Primeiro filme baseado na popular série de mangás de Muneyuki Kaneshiro, Blue Lock: episódio Nagi se inspira no tédio existencial de dois adolescentes do ensino médio, Nagi Seishiro e Reo Mikage. Mas é justamente esse tédio que irá unir os dois numa trajetória alucinante no futebol - um tema traumático num Japão que viu sua seleção passar por vexame em 2018.
Justamente é a vontade de superação desse vexame que nutre Blue Lock, um projeto de treinamento super-intensivo, comandado pelo técnico Jinpachi Ego - e esse nome não é mera coincidência. Aliás, tudo aqui é movido, ou tenta ser, pelo egoísmo, pelo salve-se quem puder.
De um modo ou de outro, Nagi e Reo acabam engajados no projeto, que une 300 jovens que, como eles, mostraram talento excepcional no futebol - Nagi, um tanto a contragosto, superando uma quase invencível preguiça pela insistência do amigo Reo, um jovem milionário que teve tudo fácil na vida e enxerga no desafio esportivo uma motivação excepcional.

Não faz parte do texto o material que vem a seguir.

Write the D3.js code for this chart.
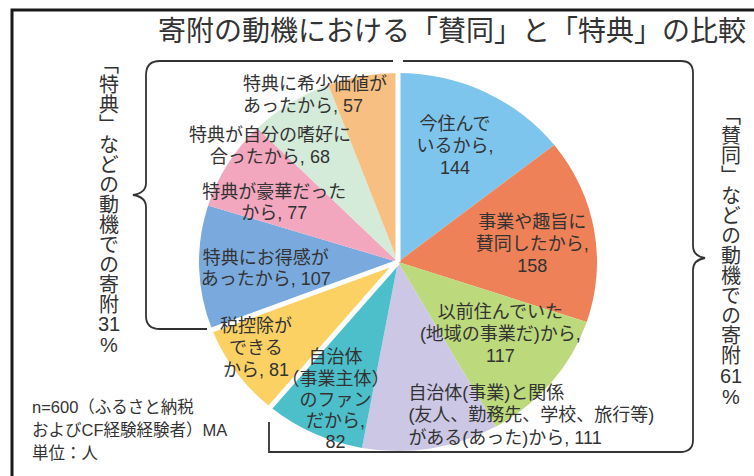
<!DOCTYPE html>
<html><head><meta charset="utf-8">
<script src="https://cdn.jsdelivr.net/npm/d3@7"></script>
<style>
html,body{margin:0;padding:0;background:#fff;}
svg{display:block;}
text{font-family:"Liberation Sans","Noto Sans CJK JP",sans-serif;fill:#333;}
</style></head>
<body>
<svg id="chart" width="754" height="476"></svg>
<script>
// ---- data ----
const categories = [
  "今住んでいるから",
  "事業や趣旨に賛同したから",
  "以前住んでいた(地域の事業だ)から",
  "自治体(事業)と関係(友人、勤務先、学校、旅行等)がある(あった)から",
  "自治体（事業主体）のファンだから",
  "税控除ができるから",
  "特典にお得感があったから",
  "特典が豪華だったから",
  "特典が自分の嗜好に合ったから",
  "特典に希少価値があったから"
];
const values = [144, 158, 117, 111, 82, 81, 107, 77, 68, 57];
const labelTemplates = [
  "今住んで|いるから,|{v}",
  "事業や趣旨に|賛同したから,|{v}",
  "以前住んでいた|(地域の事業だ)から,|{v}",
  "自治体(事業)と関係|(友人、勤務先、学校、旅行等)|がある(あった)から, {v}",
  "自治体|（事業主体）|のファン|だから,|{v}",
  "税控除が|できる|から, {v}",
  "特典にお得感が|あったから, {v}",
  "特典が豪華だった|から, {v}",
  "特典が自分の嗜好に|合ったから, {v}",
  "特典に希少価値が|あったから, {v}"
];
const colors = ["#7dc5ec","#ee8158","#bcd97c","#cbc7e4","#4dbfcb","#fcd164","#7aaadd","#f3a7bf","#d4ebda","#f7bf82"];
// group membership: 0 = 賛同, 1 = 税控除, 2 = 特典
const groups = [0,0,0,0,0,1,2,2,2,2];
const titleText = "寄附の動機における「賛同」と「特典」の比較";
const leftCaption = "「特典」などの動機での寄附";
const leftPct = ["31", "%"];
const rightCaption = "「賛同」などの動機での寄附";
const rightPct = ["61", "%"];
const noteLines = ["n=600（ふるさと納税", "およびCF経験経験者）MA", "単位：人"];

// ---- layout ----
const cx = 398, cy = 262, rx = 199, ry = 189;
const labelFrac = 0.68;
const labelNudge = [[-2,-1],[1,4],[-2,-10],[-12,26],[-5,21],[-32,11],[3,1.5],[-8,7],[-55,-8],[-131,-41.5]];
const labelAnchor = ["middle","middle","middle","start","middle","middle","middle","middle","middle","start"];
const labelLH = [22,22,22,22.5,21.3,22,21,21,22,22];
const fs = 18;

const svg = d3.select("#chart");

// frame
svg.append("rect").attr("x",12).attr("y",10).attr("width",900).attr("height",700)
  .attr("fill","none").attr("stroke","#1a1a1a").attr("stroke-width",3);

// title
svg.append("text").attr("x",158).attr("y",41).attr("font-size",28)
  .style("font-family","'Noto Sans CJK JP',sans-serif").attr("fill","#333").text(titleText);

// pie
const pie = d3.pie().sort(null).value(d => d);
const arcs = pie(values);
const arc = d3.arc().innerRadius(0).outerRadius(ry);
const g = svg.append("g").attr("transform",`translate(${cx},${cy}) scale(${rx/ry},1)`);
g.selectAll("path.slice").data(arcs).join("path").attr("class","slice")
  .attr("d",arc).attr("fill",(d,i)=>colors[i]);

// white separators between groups
const seps = [];
arcs.forEach((a,i)=>{
  const prev = groups[(i - 1 + arcs.length) % arcs.length];
  if (prev !== groups[i]) seps.push(a.startAngle);
});
g.selectAll("line.sep").data(seps).join("line").attr("class","sep")
  .attr("x1",0).attr("y1",0)
  .attr("x2",a => (ry+3)*Math.sin(a)).attr("y2",a => -(ry+3)*Math.cos(a))
  .attr("stroke","#fff").attr("stroke-width",5).attr("vector-effect","non-scaling-stroke");

// labels
arcs.forEach((a,i)=>{
  const m = (a.startAngle + a.endAngle)/2;
  const px = cx + rx*labelFrac*Math.sin(m) + labelNudge[i][0];
  const py = cy - ry*labelFrac*Math.cos(m) + labelNudge[i][1];
  const lines = labelTemplates[i].replace("{v}", values[i]).split("|");
  const lh = labelLH[i];
  const t = svg.append("text").attr("font-size",fs).attr("text-anchor",labelAnchor[i]);
  lines.forEach((ln,j)=>{
    t.append("tspan").attr("x",px)
      .attr("y", py + (j-(lines.length-1)/2)*lh + 0.36*fs).text(ln);
  });
});

// braces
const line = "#333";
svg.append("path").attr("fill","none").attr("stroke",line).attr("stroke-width",1.8)
  .attr("d","M393,61 H160 Q146,61 146,75 V183 Q146,193 133,195 Q146,197 146,207 V316 Q146,329 160,329 H207");
svg.append("path").attr("fill","none").attr("stroke",line).attr("stroke-width",1.8)
  .attr("d","M403,61 H681 Q693,61 693,73 V246 Q693,256 705,258 Q693,260 693,270 V440 Q693,452 680,452 H269 V422");

// vertical captions
function vcap(x, y0, txt, pct, yPct){
  svg.append("text").attr("x",x).attr("y",y0).attr("font-size",20)
    .style("writing-mode","vertical-rl")
    .style("font-family","'Noto Sans CJK JP',sans-serif").text(txt);
  pct.forEach((p,k)=>{
    svg.append("text").attr("x",x).attr("y",yPct[k]+7).attr("font-size",20)
      .attr("text-anchor","middle").text(p);
  });
}
vcap(109, 54, leftCaption, leftPct, [324, 345]);
vcap(731, 105, rightCaption, rightPct, [376, 397]);

// note
noteLines.forEach((s,i)=>{
  svg.append("text").attr("x",32).attr("y",413 + i*23).attr("font-size",16.5).text(s);
});
</script>
</body></html>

Acontece que dentro do Blue Lock a concorrência é mais do que feroz. Tudo naquele ambiente segregado, isolado das famílias dos jogadores e da sociedade lá fora, conspira para que eles dêem o máximo e se superem sem descanso, em busca de se tornarem o centroavante-referência que leve, finalmente, a seleção japonesa a conquistar sua Copa do Mundo.
O clima lá dentro lembra uma espécie de Jogos Vorazes sem morte. Cada jogo entre duas equipes é uma luta desesperada de vencer, em que o desanimado Nagi parece não encontrar realmente sentido - ele olha a paixão e o esforço dos outros como se estranho a tudo aquilo, sustentado unicamente pela devoção a Reo, que ele encara como o primeiro a não olhá-lo com estranheza. Reo, na verdade, enxerga em Nagi um parceiro ideal no jogo, alguém dotado de uma incrível capacidade física mas a que falta uma centelha para se esforçar mais.
Nesse quadro, entram diversos outros jogadores, adolescentes do ensino médio como eles, mas identificados cada um à sua maneira com a disputa - cujas proezas físicas lembram inapelavelmente o universo do videogame e essa é mesmo a intenção. Mas a animação, dirigida por Shunsuke Ishikawa, se de um lado expõe sem rodeios esse clima de competição implacável não deixa de abrir alguns respiros para refletir sobre o valor da amizade e as dores do crescimento, sem aquele clima adocicado de tantas aventuras juvenis hollywoodianas.
Nagi, afinal, é um anti-herói com que muitos adolescentes podem identificar-se, desmotivados para tudo na vida mas encontrando, a custo, um caminho para entusiasmar-se por alguma coisa, no caso, o esporte.
Pode-se ressentir de ser um universo exclusivamente masculino, o que lhe dá uma certa temperatura monotom e aqui sem nenhuma referência direta à sexualidade. Mas isso deve ter o seu público, particularmente nos devotados fãs da série.